Goal: Skip the pictures and extract all of the lines exactly as written.
[Start Dataset section]
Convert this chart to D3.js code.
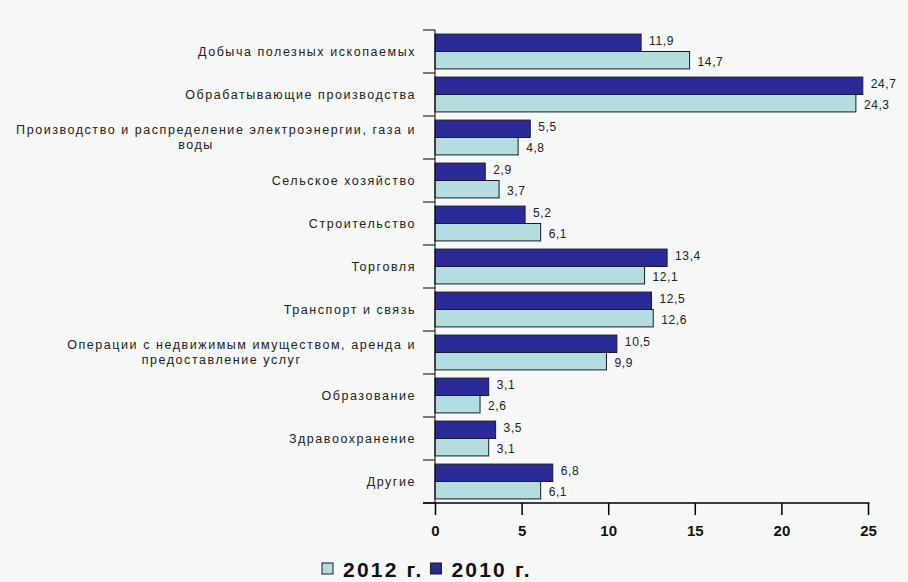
<!DOCTYPE html>
<html>
<head>
<meta charset="utf-8">
<script src="https://cdn.jsdelivr.net/npm/d3@7"></script>
<style>
  body { margin: 0; background: #f5f8f6; }
  svg { display: block; font-family: "Liberation Sans", Arial, sans-serif; }
</style>
</head>
<body>
<div id="chart"></div>
<script>
// categories (multi-line labels split with |)
var categories = [
  "Добыча полезных ископаемых",
  "Обрабатывающие производства",
  "Производство и распределение электроэнергии, газа и|воды",
  "Сельское хозяйство",
  "Строительство",
  "Торговля",
  "Транспорт и связь",
  "Операции с недвижимым имуществом, аренда и|предоставление услуг",
  "Образование",
  "Здравоохранение",
  "Другие"
];
var values2010 = [11.9, 24.7, 5.5, 2.9, 5.2, 13.4, 12.5, 10.5, 3.1, 3.5, 6.8];
var values2012 = [14.7, 24.3, 4.8, 3.7, 6.1, 12.1, 12.6, 9.9, 2.6, 3.1, 6.1];
var seriesNames = ["2010 г.", "2012 г."];
var xTicks = [0, 5, 10, 15, 20, 25];

var w = 908, h = 582;
var colors = { "2010 г.": "#2b2b98", "2012 г.": "#b4dde0" };

var svg = d3.select('#chart').append('svg')
  .attr('width', w)
  .attr('height', h);

svg.append('rect').attr('width', w).attr('height', h).attr('fill', '#f5f8f6');

var x = d3.scaleLinear().domain([0, 25]).range([435, 868]);
var y = d3.scaleBand().domain(d3.range(categories.length))
  .range([30, 503]).paddingInner(0.19).paddingOuter(0.095);
var ySub = d3.scaleBand().domain(seriesNames).range([0, y.bandwidth()]);

var rows = categories.map(function(c, i) {
  return { cat: c, i: i, vals: [
    { s: "2010 г.", v: values2010[i] },
    { s: "2012 г.", v: values2012[i] }
  ]};
});

var groups = svg.selectAll('g.row')
  .data(rows)
  .enter().append('g')
  .attr('class', 'row')
  .attr('transform', function(d) { return 'translate(0,' + y(d.i) + ')'; });

groups.selectAll('rect')
  .data(function(d) { return d.vals; })
  .enter().append('rect')
  .attr('x', x(0))
  .attr('y', function(d) { return ySub(d.s); })
  .attr('width', function(d) { return x(d.v) - x(0); })
  .attr('height', ySub.bandwidth())
  .attr('fill', function(d) { return colors[d.s]; })
  .attr('stroke', '#1a1a2a')
  .attr('stroke-width', 1);

// value labels
groups.selectAll('text.val')
  .data(function(d) { return d.vals; })
  .enter().append('text')
  .attr('class', 'val')
  .attr('x', function(d) { return x(d.v) + 8; })
  .attr('y', function(d) { return ySub(d.s) + ySub.bandwidth() / 2 + (d.s == "2010 г." ? -2 : 2); })
  .attr('dy', '0.35em')
  .attr('font-size', 12)
  .attr('letter-spacing', 0.6)
  .attr('fill', '#222')
  .text(function(d) { return String(d.v).replace('.', ','); });

// category labels
var step = y.step();
groups.each(function(d) {
  var g = d3.select(this);
  var lines = d.cat.split('|');
  var cy = y.bandwidth() / 2;
  var t = g.append('text')
    .attr('font-size', 12.5)
    .attr('letter-spacing', 1.55)
    .attr('fill', '#222');
  if (lines.length == 1) {
    t.attr('x', 416).attr('y', cy).attr('dy', '0.35em')
      .attr('text-anchor', 'end').text(lines[0]);
  } else {
    var spans = lines.map(function(l, k) {
      return t.append('tspan').attr('y', cy + (k - 0.5) * 15).attr('dy', '0.35em').text(l);
    });
    var widest = d3.max(spans, function(s) { return s.node().getComputedTextLength(); });
    var cx = 416 - widest / 2;
    spans.forEach(function(s, k) {
      // second line sits a little left of centre in the original
      s.attr('x', k == 0 ? cx : cx - 20).attr('text-anchor', 'middle');
    });
  }
});

// y axis: vertical line + boundary ticks
svg.append('line')
  .attr('x1', x(0)).attr('x2', x(0))
  .attr('y1', 30).attr('y2', 503)
  .attr('stroke', '#000');
svg.selectAll('line.ytick')
  .data(d3.range(categories.length + 1))
  .enter().append('line')
  .attr('class', 'ytick')
  .attr('x1', 423).attr('x2', x(0))
  .attr('y1', function(d) { return 30 + d * step; })
  .attr('y2', function(d) { return 30 + d * step; })
  .attr('stroke', '#000');

// x axis
var xAxis = d3.axisBottom(x).tickValues(xTicks).tickSize(12).tickPadding(10)
  .tickFormat(d3.format('d'));
var xg = svg.append('g').attr('transform', 'translate(0,503)').call(xAxis);
xg.select('.domain').attr('d', 'M423,0H' + (x(25) + 1.5));
xg.selectAll('line').attr('stroke', '#000').attr('stroke-width', 1.5);
xg.select('.domain').attr('stroke', '#000').attr('stroke-width', 1.5);
xg.selectAll('text')
  .attr('font-family', '"Liberation Sans", Arial, sans-serif')
  .attr('font-size', 15)
  .attr('font-weight', 'bold')
  .attr('fill', '#111');

// legend
var legendData = ["2012 г.", "2010 г."];
var lx = 322;
var legend = svg.append('g');
legendData.forEach(function(s) {
  legend.append('rect')
    .attr('x', lx).attr('y', 563)
    .attr('width', 11).attr('height', 11)
    .attr('fill', colors[s]).attr('stroke', '#1a1a2a');
  var t = legend.append('text')
    .attr('x', lx + 21).attr('y', 569.5)
    .attr('dy', '0.35em')
    .attr('font-size', 21)
    .attr('font-weight', 'bold')
    .attr('letter-spacing', 2.2)
    .attr('fill', '#111')
    .text(s);
  lx += 21 + t.node().getComputedTextLength() + 7;
});
</script>
</body>
</html>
[End Dataset section]
Written solution:
Convert this chart to D3.js code.
<!DOCTYPE html>
<html>
<head>
<meta charset="utf-8">
<script src="https://cdn.jsdelivr.net/npm/d3@7"></script>
<style>
  body { margin: 0; background: #f5f8f6; }
  svg { display: block; font-family: "Liberation Sans", Arial, sans-serif; }
</style>
</head>
<body>
<div id="chart"></div>
<script>
// categories (multi-line labels split with |)
var categories = [
  "Добыча полезных ископаемых",
  "Обрабатывающие производства",
  "Производство и распределение электроэнергии, газа и|воды",
  "Сельское хозяйство",
  "Строительство",
  "Торговля",
  "Транспорт и связь",
  "Операции с недвижимым имуществом, аренда и|предоставление услуг",
  "Образование",
  "Здравоохранение",
  "Другие"
];
var values2010 = [11.9, 24.7, 5.5, 2.9, 5.2, 13.4, 12.5, 10.5, 3.1, 3.5, 6.8];
var values2012 = [14.7, 24.3, 4.8, 3.7, 6.1, 12.1, 12.6, 9.9, 2.6, 3.1, 6.1];
var seriesNames = ["2010 г.", "2012 г."];
var xTicks = [0, 5, 10, 15, 20, 25];

var w = 908, h = 582;
var colors = { "2010 г.": "#2b2b98", "2012 г.": "#b4dde0" };

var svg = d3.select('#chart').append('svg')
  .attr('width', w)
  .attr('height', h);

svg.append('rect').attr('width', w).attr('height', h).attr('fill', '#f5f8f6');

var x = d3.scaleLinear().domain([0, 25]).range([435, 868]);
var y = d3.scaleBand().domain(d3.range(categories.length))
  .range([30, 503]).paddingInner(0.19).paddingOuter(0.095);
var ySub = d3.scaleBand().domain(seriesNames).range([0, y.bandwidth()]);

var rows = categories.map(function(c, i) {
  return { cat: c, i: i, vals: [
    { s: "2010 г.", v: values2010[i] },
    { s: "2012 г.", v: values2012[i] }
  ]};
});

var groups = svg.selectAll('g.row')
  .data(rows)
  .enter().append('g')
  .attr('class', 'row')
  .attr('transform', function(d) { return 'translate(0,' + y(d.i) + ')'; });

groups.selectAll('rect')
  .data(function(d) { return d.vals; })
  .enter().append('rect')
  .attr('x', x(0))
  .attr('y', function(d) { return ySub(d.s); })
  .attr('width', function(d) { return x(d.v) - x(0); })
  .attr('height', ySub.bandwidth())
  .attr('fill', function(d) { return colors[d.s]; })
  .attr('stroke', '#1a1a2a')
  .attr('stroke-width', 1);

// value labels
groups.selectAll('text.val')
  .data(function(d) { return d.vals; })
  .enter().append('text')
  .attr('class', 'val')
  .attr('x', function(d) { return x(d.v) + 8; })
  .attr('y', function(d) { return ySub(d.s) + ySub.bandwidth() / 2 + (d.s == "2010 г." ? -2 : 2); })
  .attr('dy', '0.35em')
  .attr('font-size', 12)
  .attr('letter-spacing', 0.6)
  .attr('fill', '#222')
  .text(function(d) { return String(d.v).replace('.', ','); });

// category labels
var step = y.step();
groups.each(function(d) {
  var g = d3.select(this);
  var lines = d.cat.split('|');
  var cy = y.bandwidth() / 2;
  var t = g.append('text')
    .attr('font-size', 12.5)
    .attr('letter-spacing', 1.55)
    .attr('fill', '#222');
  if (lines.length == 1) {
    t.attr('x', 416).attr('y', cy).attr('dy', '0.35em')
      .attr('text-anchor', 'end').text(lines[0]);
  } else {
    var spans = lines.map(function(l, k) {
      return t.append('tspan').attr('y', cy + (k - 0.5) * 15).attr('dy', '0.35em').text(l);
    });
    var widest = d3.max(spans, function(s) { return s.node().getComputedTextLength(); });
    var cx = 416 - widest / 2;
    spans.forEach(function(s, k) {
      // second line sits a little left of centre in the original
      s.attr('x', k == 0 ? cx : cx - 20).attr('text-anchor', 'middle');
    });
  }
});

// y axis: vertical line + boundary ticks
svg.append('line')
  .attr('x1', x(0)).attr('x2', x(0))
  .attr('y1', 30).attr('y2', 503)
  .attr('stroke', '#000');
svg.selectAll('line.ytick')
  .data(d3.range(categories.length + 1))
  .enter().append('line')
  .attr('class', 'ytick')
  .attr('x1', 423).attr('x2', x(0))
  .attr('y1', function(d) { return 30 + d * step; })
  .attr('y2', function(d) { return 30 + d * step; })
  .attr('stroke', '#000');

// x axis
var xAxis = d3.axisBottom(x).tickValues(xTicks).tickSize(12).tickPadding(10)
  .tickFormat(d3.format('d'));
var xg = svg.append('g').attr('transform', 'translate(0,503)').call(xAxis);
xg.select('.domain').attr('d', 'M423,0H' + (x(25) + 1.5));
xg.selectAll('line').attr('stroke', '#000').attr('stroke-width', 1.5);
xg.select('.domain').attr('stroke', '#000').attr('stroke-width', 1.5);
xg.selectAll('text')
  .attr('font-family', '"Liberation Sans", Arial, sans-serif')
  .attr('font-size', 15)
  .attr('font-weight', 'bold')
  .attr('fill', '#111');

// legend
var legendData = ["2012 г.", "2010 г."];
var lx = 322;
var legend = svg.append('g');
legendData.forEach(function(s) {
  legend.append('rect')
    .attr('x', lx).attr('y', 563)
    .attr('width', 11).attr('height', 11)
    .attr('fill', colors[s]).attr('stroke', '#1a1a2a');
  var t = legend.append('text')
    .attr('x', lx + 21).attr('y', 569.5)
    .attr('dy', '0.35em')
    .attr('font-size', 21)
    .attr('font-weight', 'bold')
    .attr('letter-spacing', 2.2)
    .attr('fill', '#111')
    .text(s);
  lx += 21 + t.node().getComputedTextLength() + 7;
});
</script>
</body>
</html>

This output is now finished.